__RECORD EXTRACTS__.
----------------------------------------

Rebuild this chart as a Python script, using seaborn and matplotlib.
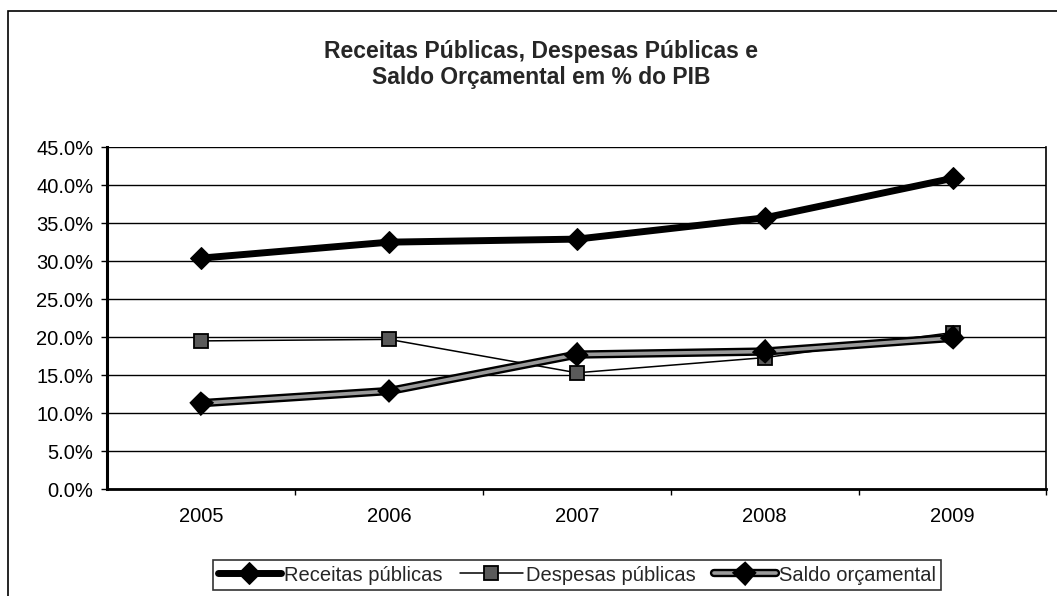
import pandas as pd
import matplotlib.pyplot as plt
import matplotlib.patheffects as pe
from matplotlib.patches import Rectangle
from matplotlib.ticker import PercentFormatter, FixedLocator
import seaborn as sns

# data (% of GDP)
years = ["2005", "2006", "2007", "2008", "2009"]
receitas = [30.4, 32.5, 32.9, 35.7, 40.9]
despesas = [19.5, 19.7, 15.3, 17.3, 20.6]
saldo = [11.3, 12.9, 17.7, 18.1, 19.9]

df = pd.DataFrame({"idx": range(len(years)), "Ano": years,
                   "Receitas públicas": receitas,
                   "Despesas públicas": despesas,
                   "Saldo orçamental": saldo})

sns.set_theme(style="white")
plt.rcParams['font.family'] = ['Liberation Sans', 'DejaVu Sans']

fig = plt.figure(figsize=(10.57, 5.96), dpi=100)
ax = fig.add_axes([0.1015, 0.1795, 0.8885, 0.5735])

sns.lineplot(data=df, x="idx", y="Receitas públicas", ax=ax, color="black",
             linewidth=5, marker="D", markersize=11, markeredgecolor="black",
             label="Receitas públicas")
sns.lineplot(data=df, x="idx", y="Despesas públicas", ax=ax, color="black",
             linewidth=1.1, marker="s", markersize=10, markerfacecolor="#5a5a5a",
             markeredgecolor="black", markeredgewidth=1.3,
             label="Despesas públicas")
sns.lineplot(data=df, x="idx", y="Saldo orçamental", ax=ax, color="#9a9a9a",
             linewidth=2.6, marker="D", markersize=6.5, markerfacecolor="black",
             markeredgecolor="black",
             path_effects=[pe.Stroke(linewidth=6, foreground="black"), pe.Normal()],
             label="Saldo orçamental")

ax.set_xlim(-0.5, len(years) - 0.5)
ax.set_ylim(0, 45)
ax.set_yticks(range(0, 50, 5))
ax.yaxis.set_major_formatter(PercentFormatter(decimals=1))
ax.set_xticks(range(len(years)))
ax.set_xticklabels(years)
ax.xaxis.set_minor_locator(FixedLocator([i + 0.5 for i in range(len(years))]))
ax.tick_params(axis="x", which="major", length=0, pad=13, labelsize=14.5, colors="black")
ax.tick_params(axis="x", which="minor", length=4, width=1, bottom=True, color="black")
ax.tick_params(axis="y", length=4, width=1, left=True, labelsize=14.5, colors="black", pad=6)
ax.set_xlabel("")
ax.set_ylabel("")
ax.grid(axis="y", color="black", linewidth=1)
ax.set_axisbelow(True)
ax.spines["right"].set_color("black")
ax.spines["right"].set_linewidth(1.2)
ax.spines["bottom"].set_color("black")
ax.spines["bottom"].set_linewidth(2)
ax.spines["left"].set_color("black")
ax.spines["left"].set_linewidth(2.2)
ax.spines["top"].set_visible(False)

ax.legend_.remove()
h, l = ax.get_legend_handles_labels()
leg = fig.legend(h, l, loc="center", bbox_to_anchor=(0.546, 0.0352), ncol=3,
                 frameon=True, fancybox=False, edgecolor="black", fontsize=14.5,
                 handlelength=3.1, handletextpad=0.15, columnspacing=0.9,
                 borderpad=0.25, borderaxespad=0)
leg.get_frame().set_linewidth(1.2)

fig.text(0.512, 0.892, "Receitas Públicas, Despesas Públicas e\nSaldo Orçamental em % do PIB",
         ha="center", va="center", fontsize=16.5, fontweight="bold", linespacing=1.2)

fig.patches.append(Rectangle((8 / 1057, -0.1), 1.2, 1.1 - 11 / 596, transform=fig.transFigure,
                             fill=False, edgecolor="black", linewidth=1.2))

fig.savefig("out.png", dpi=100)
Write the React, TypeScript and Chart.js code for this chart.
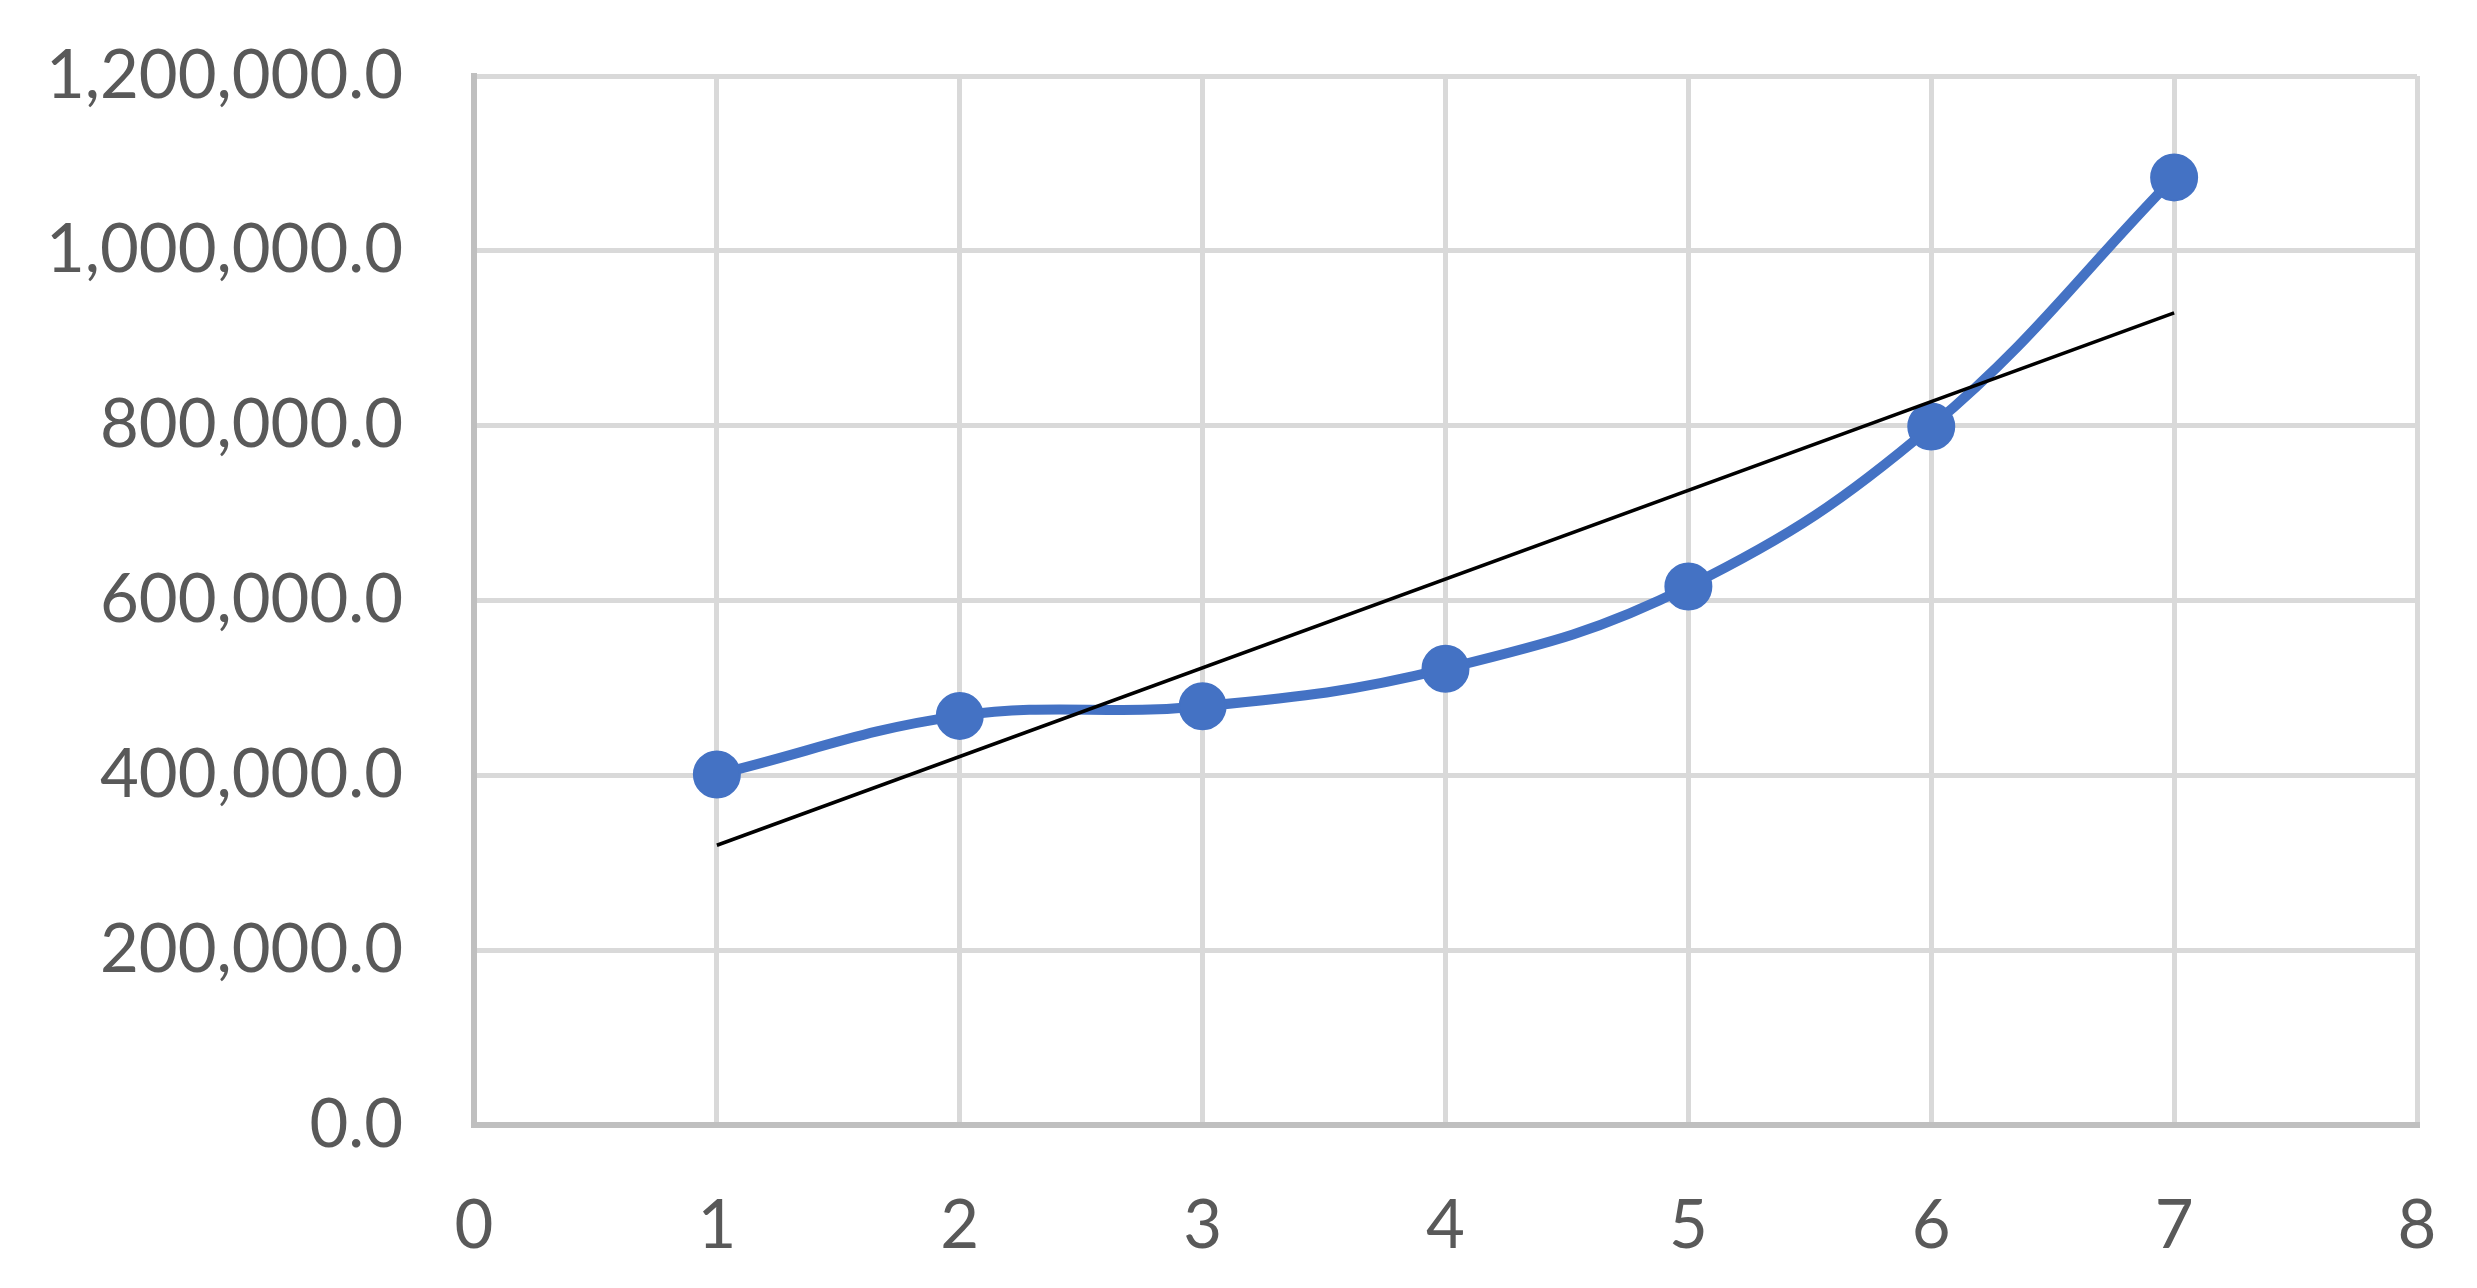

----------------------------------------

__GOAL OF THE EXERCISE__. Write out the full listing verbatim, excluding its pictures.

__EXERCISE SOLUTION__.
Rebuild this chart as a Python script, using seaborn and matplotlib.
import pandas as pd
import matplotlib.pyplot as plt
import matplotlib.patheffects as pe
from matplotlib.patches import Rectangle
from matplotlib.ticker import PercentFormatter, FixedLocator
import seaborn as sns

# data (% of GDP)
years = ["2005", "2006", "2007", "2008", "2009"]
receitas = [30.4, 32.5, 32.9, 35.7, 40.9]
despesas = [19.5, 19.7, 15.3, 17.3, 20.6]
saldo = [11.3, 12.9, 17.7, 18.1, 19.9]

df = pd.DataFrame({"idx": range(len(years)), "Ano": years,
                   "Receitas públicas": receitas,
                   "Despesas públicas": despesas,
                   "Saldo orçamental": saldo})

sns.set_theme(style="white")
plt.rcParams['font.family'] = ['Liberation Sans', 'DejaVu Sans']

fig = plt.figure(figsize=(10.57, 5.96), dpi=100)
ax = fig.add_axes([0.1015, 0.1795, 0.8885, 0.5735])

sns.lineplot(data=df, x="idx", y="Receitas públicas", ax=ax, color="black",
             linewidth=5, marker="D", markersize=11, markeredgecolor="black",
             label="Receitas públicas")
sns.lineplot(data=df, x="idx", y="Despesas públicas", ax=ax, color="black",
             linewidth=1.1, marker="s", markersize=10, markerfacecolor="#5a5a5a",
             markeredgecolor="black", markeredgewidth=1.3,
             label="Despesas públicas")
sns.lineplot(data=df, x="idx", y="Saldo orçamental", ax=ax, color="#9a9a9a",
             linewidth=2.6, marker="D", markersize=6.5, markerfacecolor="black",
             markeredgecolor="black",
             path_effects=[pe.Stroke(linewidth=6, foreground="black"), pe.Normal()],
             label="Saldo orçamental")

ax.set_xlim(-0.5, len(years) - 0.5)
ax.set_ylim(0, 45)
ax.set_yticks(range(0, 50, 5))
ax.yaxis.set_major_formatter(PercentFormatter(decimals=1))
ax.set_xticks(range(len(years)))
ax.set_xticklabels(years)
ax.xaxis.set_minor_locator(FixedLocator([i + 0.5 for i in range(len(years))]))
ax.tick_params(axis="x", which="major", length=0, pad=13, labelsize=14.5, colors="black")
ax.tick_params(axis="x", which="minor", length=4, width=1, bottom=True, color="black")
ax.tick_params(axis="y", length=4, width=1, left=True, labelsize=14.5, colors="black", pad=6)
ax.set_xlabel("")
ax.set_ylabel("")
ax.grid(axis="y", color="black", linewidth=1)
ax.set_axisbelow(True)
ax.spines["right"].set_color("black")
ax.spines["right"].set_linewidth(1.2)
ax.spines["bottom"].set_color("black")
ax.spines["bottom"].set_linewidth(2)
ax.spines["left"].set_color("black")
ax.spines["left"].set_linewidth(2.2)
ax.spines["top"].set_visible(False)

ax.legend_.remove()
h, l = ax.get_legend_handles_labels()
leg = fig.legend(h, l, loc="center", bbox_to_anchor=(0.546, 0.0352), ncol=3,
                 frameon=True, fancybox=False, edgecolor="black", fontsize=14.5,
                 handlelength=3.1, handletextpad=0.15, columnspacing=0.9,
                 borderpad=0.25, borderaxespad=0)
leg.get_frame().set_linewidth(1.2)

fig.text(0.512, 0.892, "Receitas Públicas, Despesas Públicas e\nSaldo Orçamental em % do PIB",
         ha="center", va="center", fontsize=16.5, fontweight="bold", linespacing=1.2)

fig.patches.append(Rectangle((8 / 1057, -0.1), 1.2, 1.1 - 11 / 596, transform=fig.transFigure,
                             fill=False, edgecolor="black", linewidth=1.2))

fig.savefig("out.png", dpi=100)
Write the React, TypeScript and Chart.js code for this chart.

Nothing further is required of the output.